Should i really be doing this?

So a collection of my rants, bad language and complaints about daily life...real smart, lovey. If i ever become a public figure; author, prime minister and so on...some one is going to dig this up and OMG LOOK WHAT SHE DID WHEN SHE WAS 18?!?!?! Peter Garrett anyone? Come on, no one takes that guy seriously.

She hated her job, doesnt have many friends and swears like a drunken sailor...

Well to you my haters 10 yrs in the future, stuff you. This is being done when i'm 18 years old. I have no real views on the world, although i like to think i have. I really dont care about where im going, as long as i become an accountant...get a good job and can read and write to my hearts content.

We all have our drawbacks...mine is my mouth...or really the lack of control over it. I will probably think back to this one day and go...you frickin idiot...

but right now...im having my fun

What's in a name?

Super Purple Monkey Bucket...SPMB for short

What the hell...you may be thinking. Well i love to talk, it is rare when im not..so when i go quite people feel the need to fill the void.

Every once in a while someone will just look at me and go...SAY SOMETHING

SUPER PURPLE MONKEY BUCKET is usually my answer to that little outburst...most people only ask that once so it remains funny for stories like this.

Why is this here?

Super-Purple-Monkey-Bucket...wtf? you may be asking...

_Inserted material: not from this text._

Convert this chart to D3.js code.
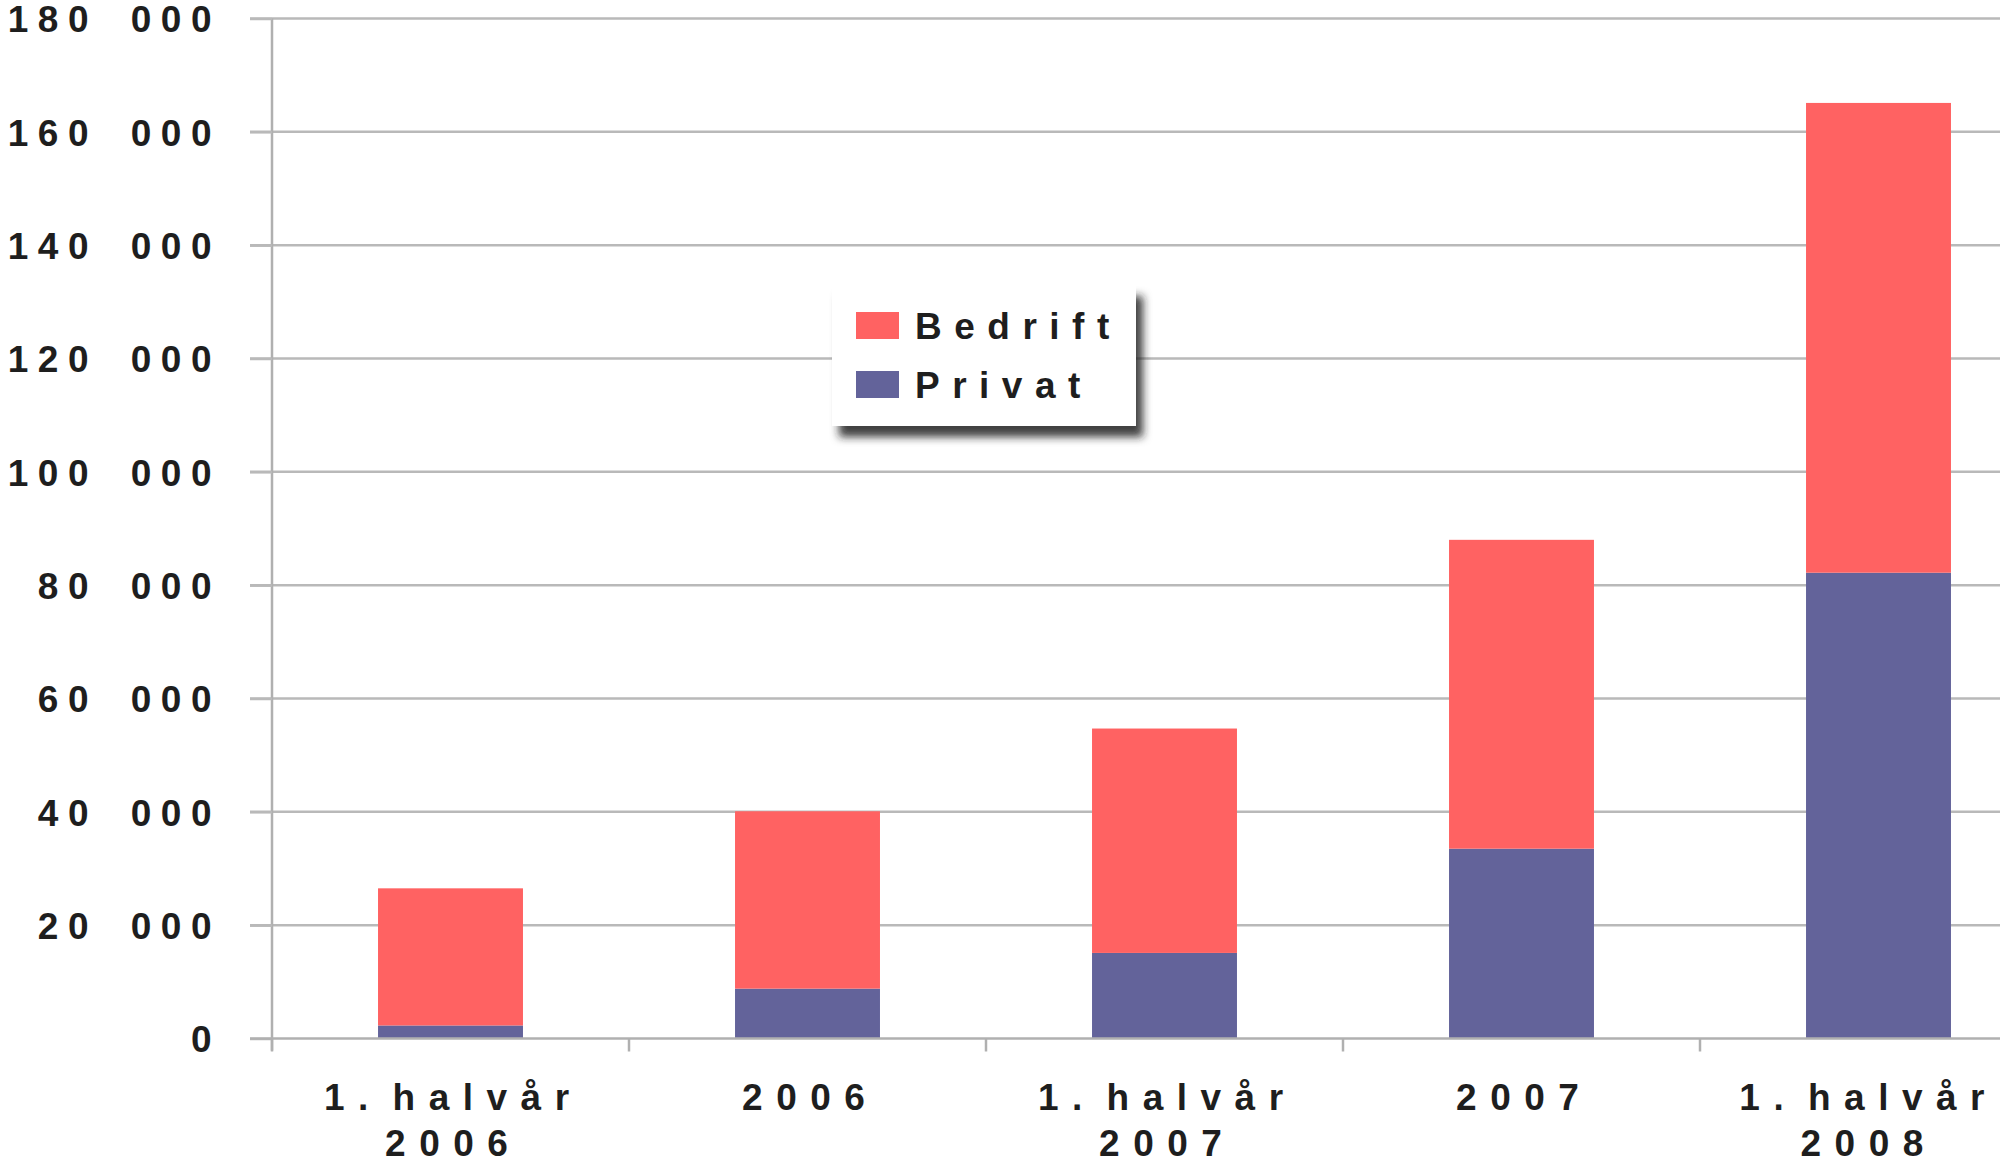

Ok basically, I need a place to vent. I also write Storywings which i try to keep as "professional" as possible and The Half-Dead Tortoise which is confined to my writing adventures...

So i thinks to myself: I need a place to vent...not facbook because most of my "friends" wouldn't appreciate me clogging up their feeds with my nonsense. Not Storywings, because i've worked hard to make it what it is, and i love it to pieces, i dont want to wreck it with my abbreviations (lol, wtf), occasional bad language and completely unrelated rant sessions. Not The Half-Dead tortoise, because that is like my diary of my writing journey...who knows where that will end up...

So where can i talk about random crap that no one really wants to hear? Super Purple Monkey Bucket!!!